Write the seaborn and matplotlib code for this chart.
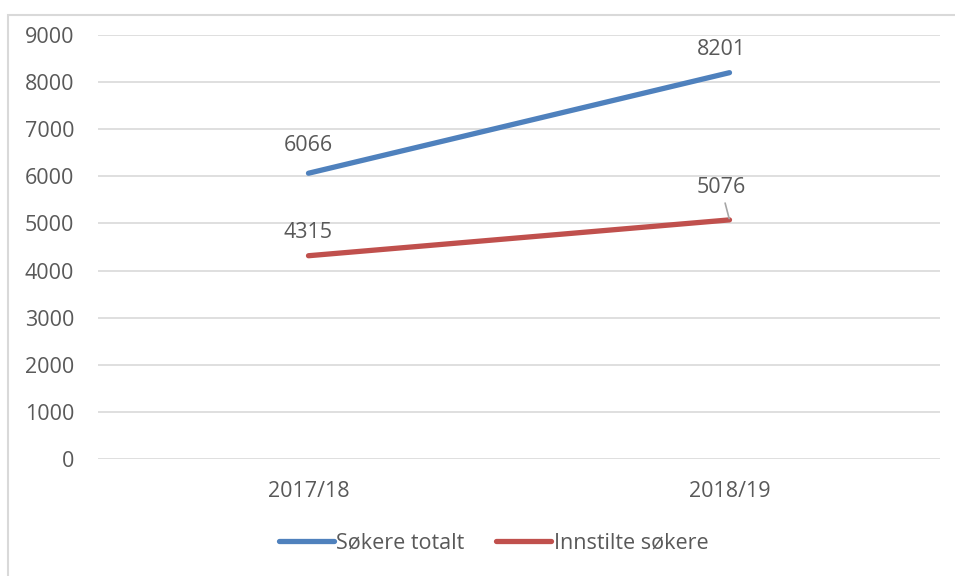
import matplotlib
matplotlib.use("Agg")
import matplotlib.pyplot as plt
import matplotlib.patches as mpatches
import seaborn as sns
import pandas as pd

# values
years = ["2017/18", "2018/19"]
sokere_totalt = [6066, 8201]
innstilte_sokere = [4315, 5076]
series_names = ["Søkere totalt", "Innstilte søkere"]
colors = ["#4F81BD", "#C0504D"]

df = pd.DataFrame({
    "year": years * 2,
    "x": [0, 1] * 2,
    "value": sokere_totalt + innstilte_sokere,
    "series": [series_names[0]] * 2 + [series_names[1]] * 2,
})

sns.set_theme(style="white")
plt.rcParams["font.family"] = ["Open Sans", "DejaVu Sans"]
text_col = "#595959"
fs = 15.5

fig = plt.figure(figsize=(9.55, 5.76), dpi=100)
ax = fig.add_axes([0.1026, 0.2031, 0.8817, 0.7361])

# light frame around the chart, as in the source document
fig.patches.append(mpatches.Rectangle((8 / 955, -0.1), 2, (1 - 15 / 576) + 0.1,
                                      transform=fig.transFigure, fill=False,
                                      edgecolor="#D9D9D9", linewidth=1.5))

sns.lineplot(data=df, x="x", y="value", hue="series", palette=colors,
             linewidth=3.8, ax=ax, legend=False, solid_capstyle="round")

ax.set_xlim(-0.5, 1.5)
ax.set_ylim(0, 9000)
ax.set_yticks(range(0, 9001, 1000))
ax.set_xticks([0, 1])
ax.set_xticklabels(years)
ax.grid(axis="y", color="#D9D9D9", linewidth=1.2)
ax.set_axisbelow(True)
for s in ax.spines.values():
    s.set_visible(False)
ax.tick_params(axis="both", length=0, labelsize=fs, labelcolor=text_col)
ax.tick_params(axis="y", pad=17)
ax.tick_params(axis="x", pad=16)
ax.set_xlabel("")
ax.set_ylabel("")

# data labels
lab = dict(fontsize=fs, color=text_col, ha="center", va="center")
ax.annotate(str(sokere_totalt[0]), (0, sokere_totalt[0]), xytext=(0, 20),
            textcoords="offset points", **lab)
ax.annotate(str(sokere_totalt[1]), (1, sokere_totalt[1]), xytext=(-6, 17),
            textcoords="offset points", **lab)
ax.annotate(str(innstilte_sokere[0]), (0, innstilte_sokere[0]), xytext=(0, 16.5),
            textcoords="offset points", **lab)
ax.annotate(str(innstilte_sokere[1]), (1, innstilte_sokere[1]), xytext=(-6, 23),
            textcoords="offset points",
            arrowprops=dict(arrowstyle="-", color="#A6A6A6", lw=1.2,
                            shrinkA=1, shrinkB=1), **lab)

handles = [plt.Line2D([], [], color=c, linewidth=3.8, solid_capstyle="round")
           for c in colors]
leg = fig.legend(handles, series_names, loc="center",
                 bbox_to_anchor=(0.5 + 16 / 955, 1 - 543 / 576),
                 ncol=2, frameon=False, fontsize=fs, handlelength=2.55,
                 handletextpad=0.1, columnspacing=1.5)
for t in leg.get_texts():
    t.set_color(text_col)

fig.savefig("out.png", dpi=100)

- [What this task involves]: Scan the material above for the word "chart". Copy each line where it occurs.

- [Task answer]:
Write the seaborn and matplotlib code for this chart.
# light frame around the chart, as in the source document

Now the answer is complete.